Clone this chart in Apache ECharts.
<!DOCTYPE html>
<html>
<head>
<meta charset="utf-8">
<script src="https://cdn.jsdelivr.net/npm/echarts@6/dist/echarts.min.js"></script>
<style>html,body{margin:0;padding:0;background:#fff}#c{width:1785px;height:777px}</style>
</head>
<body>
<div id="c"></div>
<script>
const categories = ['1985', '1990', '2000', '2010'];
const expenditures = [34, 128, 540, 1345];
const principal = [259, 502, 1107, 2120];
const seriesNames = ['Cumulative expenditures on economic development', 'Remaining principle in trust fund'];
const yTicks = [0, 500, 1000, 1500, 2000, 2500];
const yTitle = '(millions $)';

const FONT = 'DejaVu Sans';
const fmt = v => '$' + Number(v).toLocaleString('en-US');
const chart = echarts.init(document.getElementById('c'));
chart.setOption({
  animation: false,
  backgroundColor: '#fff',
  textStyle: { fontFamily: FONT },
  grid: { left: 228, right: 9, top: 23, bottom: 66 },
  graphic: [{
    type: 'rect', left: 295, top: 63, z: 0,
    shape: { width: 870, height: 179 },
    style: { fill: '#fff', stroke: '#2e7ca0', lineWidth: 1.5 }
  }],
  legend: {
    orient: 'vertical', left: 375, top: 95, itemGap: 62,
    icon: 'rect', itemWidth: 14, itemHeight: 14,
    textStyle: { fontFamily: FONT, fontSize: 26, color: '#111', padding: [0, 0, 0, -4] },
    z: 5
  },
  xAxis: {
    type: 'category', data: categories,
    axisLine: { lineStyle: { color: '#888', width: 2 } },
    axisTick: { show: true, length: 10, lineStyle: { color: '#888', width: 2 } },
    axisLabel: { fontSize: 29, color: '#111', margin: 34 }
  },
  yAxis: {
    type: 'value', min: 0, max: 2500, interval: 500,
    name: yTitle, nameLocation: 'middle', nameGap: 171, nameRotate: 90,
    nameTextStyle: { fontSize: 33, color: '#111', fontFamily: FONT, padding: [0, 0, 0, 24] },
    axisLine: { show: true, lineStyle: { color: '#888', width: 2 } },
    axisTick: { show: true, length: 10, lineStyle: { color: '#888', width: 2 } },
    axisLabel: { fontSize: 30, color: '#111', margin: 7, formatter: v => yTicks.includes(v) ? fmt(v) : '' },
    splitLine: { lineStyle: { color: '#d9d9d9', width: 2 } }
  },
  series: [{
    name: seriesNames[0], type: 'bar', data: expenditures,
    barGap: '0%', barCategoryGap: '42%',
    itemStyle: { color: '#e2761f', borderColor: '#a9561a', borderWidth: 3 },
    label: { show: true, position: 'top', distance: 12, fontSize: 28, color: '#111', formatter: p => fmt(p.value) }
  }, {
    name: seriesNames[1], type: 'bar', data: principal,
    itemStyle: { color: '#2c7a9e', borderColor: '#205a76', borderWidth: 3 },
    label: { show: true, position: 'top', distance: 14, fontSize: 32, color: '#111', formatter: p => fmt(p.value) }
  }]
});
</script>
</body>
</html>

━━━━

§ Problem to solve
Retype the data in full and match it exactly.

§ Task response
Clone this chart in Apache ECharts.
<!DOCTYPE html>
<html>
<head>
<meta charset="utf-8">
<script src="https://cdn.jsdelivr.net/npm/echarts@6/dist/echarts.min.js"></script>
<style>html,body{margin:0;padding:0;background:#fff}#c{width:1785px;height:777px}</style>
</head>
<body>
<div id="c"></div>
<script>
const categories = ['1985', '1990', '2000', '2010'];
const expenditures = [34, 128, 540, 1345];
const principal = [259, 502, 1107, 2120];
const seriesNames = ['Cumulative expenditures on economic development', 'Remaining principle in trust fund'];
const yTicks = [0, 500, 1000, 1500, 2000, 2500];
const yTitle = '(millions $)';

const FONT = 'DejaVu Sans';
const fmt = v => '$' + Number(v).toLocaleString('en-US');
const chart = echarts.init(document.getElementById('c'));
chart.setOption({
  animation: false,
  backgroundColor: '#fff',
  textStyle: { fontFamily: FONT },
  grid: { left: 228, right: 9, top: 23, bottom: 66 },
  graphic: [{
    type: 'rect', left: 295, top: 63, z: 0,
    shape: { width: 870, height: 179 },
    style: { fill: '#fff', stroke: '#2e7ca0', lineWidth: 1.5 }
  }],
  legend: {
    orient: 'vertical', left: 375, top: 95, itemGap: 62,
    icon: 'rect', itemWidth: 14, itemHeight: 14,
    textStyle: { fontFamily: FONT, fontSize: 26, color: '#111', padding: [0, 0, 0, -4] },
    z: 5
  },
  xAxis: {
    type: 'category', data: categories,
    axisLine: { lineStyle: { color: '#888', width: 2 } },
    axisTick: { show: true, length: 10, lineStyle: { color: '#888', width: 2 } },
    axisLabel: { fontSize: 29, color: '#111', margin: 34 }
  },
  yAxis: {
    type: 'value', min: 0, max: 2500, interval: 500,
    name: yTitle, nameLocation: 'middle', nameGap: 171, nameRotate: 90,
    nameTextStyle: { fontSize: 33, color: '#111', fontFamily: FONT, padding: [0, 0, 0, 24] },
    axisLine: { show: true, lineStyle: { color: '#888', width: 2 } },
    axisTick: { show: true, length: 10, lineStyle: { color: '#888', width: 2 } },
    axisLabel: { fontSize: 30, color: '#111', margin: 7, formatter: v => yTicks.includes(v) ? fmt(v) : '' },
    splitLine: { lineStyle: { color: '#d9d9d9', width: 2 } }
  },
  series: [{
    name: seriesNames[0], type: 'bar', data: expenditures,
    barGap: '0%', barCategoryGap: '42%',
    itemStyle: { color: '#e2761f', borderColor: '#a9561a', borderWidth: 3 },
    label: { show: true, position: 'top', distance: 12, fontSize: 28, color: '#111', formatter: p => fmt(p.value) }
  }, {
    name: seriesNames[1], type: 'bar', data: principal,
    itemStyle: { color: '#2c7a9e', borderColor: '#205a76', borderWidth: 3 },
    label: { show: true, position: 'top', distance: 14, fontSize: 32, color: '#111', formatter: p => fmt(p.value) }
  }]
});
</script>
</body>
</html>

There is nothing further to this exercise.